▶ _TO BE DONE_: Don't include pictures. Quote the lines below from the first through the line that contains "YAxis, CartesianGrid, ReferenceLine".
----
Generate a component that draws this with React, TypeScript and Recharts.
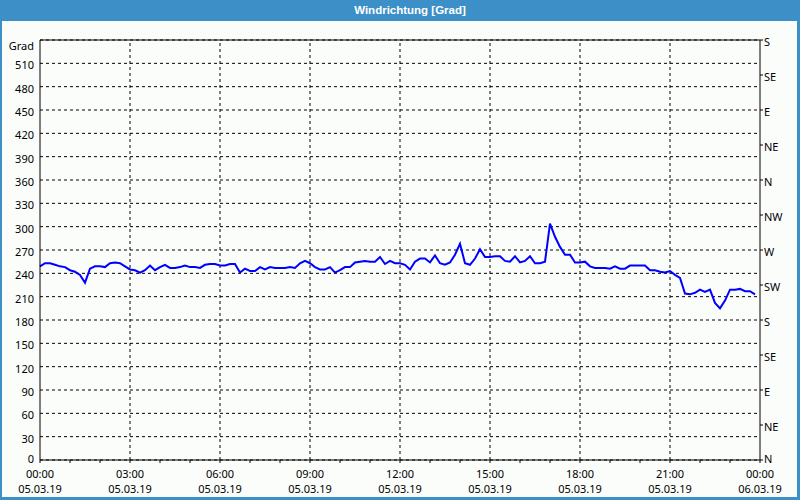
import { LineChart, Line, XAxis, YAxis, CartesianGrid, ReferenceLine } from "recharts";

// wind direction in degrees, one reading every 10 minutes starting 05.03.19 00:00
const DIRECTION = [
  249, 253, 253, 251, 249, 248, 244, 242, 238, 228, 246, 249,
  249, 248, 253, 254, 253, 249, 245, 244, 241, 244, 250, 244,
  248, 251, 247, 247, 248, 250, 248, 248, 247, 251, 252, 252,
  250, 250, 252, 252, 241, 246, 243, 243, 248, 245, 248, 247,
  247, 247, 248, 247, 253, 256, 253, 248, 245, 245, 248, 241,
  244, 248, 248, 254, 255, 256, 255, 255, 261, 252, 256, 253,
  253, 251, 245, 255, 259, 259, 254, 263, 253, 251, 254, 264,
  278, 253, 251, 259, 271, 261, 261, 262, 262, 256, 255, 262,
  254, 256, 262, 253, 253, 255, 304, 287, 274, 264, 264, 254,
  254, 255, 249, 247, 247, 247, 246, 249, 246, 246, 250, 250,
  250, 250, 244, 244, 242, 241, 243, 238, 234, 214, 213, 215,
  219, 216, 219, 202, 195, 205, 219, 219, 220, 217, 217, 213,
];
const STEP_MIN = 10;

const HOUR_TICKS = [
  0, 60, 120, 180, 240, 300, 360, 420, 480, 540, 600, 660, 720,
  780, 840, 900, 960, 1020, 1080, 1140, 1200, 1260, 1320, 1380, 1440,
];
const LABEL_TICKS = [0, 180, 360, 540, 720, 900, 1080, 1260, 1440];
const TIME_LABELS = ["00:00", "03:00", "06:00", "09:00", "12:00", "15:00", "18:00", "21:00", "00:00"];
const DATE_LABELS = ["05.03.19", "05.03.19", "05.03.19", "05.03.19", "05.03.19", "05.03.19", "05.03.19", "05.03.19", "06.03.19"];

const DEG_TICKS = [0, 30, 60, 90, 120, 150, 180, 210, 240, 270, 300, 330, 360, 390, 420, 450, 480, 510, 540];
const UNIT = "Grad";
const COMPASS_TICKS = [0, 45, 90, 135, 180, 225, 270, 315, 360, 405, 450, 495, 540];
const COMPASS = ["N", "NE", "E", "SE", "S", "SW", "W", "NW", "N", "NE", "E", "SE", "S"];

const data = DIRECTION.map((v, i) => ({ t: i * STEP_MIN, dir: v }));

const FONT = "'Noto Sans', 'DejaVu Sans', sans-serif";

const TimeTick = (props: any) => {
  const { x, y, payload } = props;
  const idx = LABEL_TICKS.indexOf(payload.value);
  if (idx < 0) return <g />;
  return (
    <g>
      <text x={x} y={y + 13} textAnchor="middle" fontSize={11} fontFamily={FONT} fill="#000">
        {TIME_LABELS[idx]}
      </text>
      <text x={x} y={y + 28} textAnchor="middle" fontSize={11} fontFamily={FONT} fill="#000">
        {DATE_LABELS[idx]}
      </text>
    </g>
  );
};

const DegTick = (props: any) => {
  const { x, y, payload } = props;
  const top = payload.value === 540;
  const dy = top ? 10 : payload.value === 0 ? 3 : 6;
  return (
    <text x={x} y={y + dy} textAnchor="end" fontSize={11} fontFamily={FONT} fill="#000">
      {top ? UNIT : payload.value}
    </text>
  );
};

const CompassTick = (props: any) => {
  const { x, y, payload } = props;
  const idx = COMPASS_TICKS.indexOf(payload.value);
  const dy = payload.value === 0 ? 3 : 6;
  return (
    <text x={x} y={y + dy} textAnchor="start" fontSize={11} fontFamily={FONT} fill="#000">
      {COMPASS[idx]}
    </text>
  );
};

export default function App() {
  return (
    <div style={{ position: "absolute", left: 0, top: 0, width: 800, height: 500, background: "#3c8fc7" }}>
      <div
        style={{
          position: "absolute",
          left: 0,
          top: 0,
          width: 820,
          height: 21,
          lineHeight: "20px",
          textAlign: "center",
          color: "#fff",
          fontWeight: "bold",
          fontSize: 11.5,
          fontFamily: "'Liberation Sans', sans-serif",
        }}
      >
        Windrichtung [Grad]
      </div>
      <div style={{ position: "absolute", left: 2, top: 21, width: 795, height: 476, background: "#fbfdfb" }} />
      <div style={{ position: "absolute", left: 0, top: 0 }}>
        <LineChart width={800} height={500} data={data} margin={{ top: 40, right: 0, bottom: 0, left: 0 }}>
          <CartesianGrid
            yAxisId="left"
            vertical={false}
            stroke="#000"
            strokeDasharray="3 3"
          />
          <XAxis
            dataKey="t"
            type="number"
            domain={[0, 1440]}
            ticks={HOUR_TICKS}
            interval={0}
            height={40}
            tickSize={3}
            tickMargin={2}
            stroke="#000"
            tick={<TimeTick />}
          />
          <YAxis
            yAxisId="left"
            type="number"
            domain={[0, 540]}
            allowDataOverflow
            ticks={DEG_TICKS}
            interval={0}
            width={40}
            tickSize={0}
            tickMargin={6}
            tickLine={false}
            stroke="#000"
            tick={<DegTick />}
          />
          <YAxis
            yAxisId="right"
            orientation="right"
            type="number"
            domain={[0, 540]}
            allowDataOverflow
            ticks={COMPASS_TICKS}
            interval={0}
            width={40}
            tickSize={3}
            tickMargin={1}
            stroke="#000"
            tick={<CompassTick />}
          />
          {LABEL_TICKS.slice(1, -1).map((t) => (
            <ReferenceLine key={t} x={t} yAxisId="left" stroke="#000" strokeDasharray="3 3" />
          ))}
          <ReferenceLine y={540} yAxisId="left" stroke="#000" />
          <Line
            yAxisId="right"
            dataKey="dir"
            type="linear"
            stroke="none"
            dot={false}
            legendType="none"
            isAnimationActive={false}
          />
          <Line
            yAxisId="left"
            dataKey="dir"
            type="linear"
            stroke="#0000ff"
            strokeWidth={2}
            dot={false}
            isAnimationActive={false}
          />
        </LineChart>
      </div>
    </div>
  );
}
----
▶ _WORKED SOLUTION_:
Generate a component that draws this with React, TypeScript and Recharts.
import { LineChart, Line, XAxis, YAxis, CartesianGrid, ReferenceLine } from "recharts";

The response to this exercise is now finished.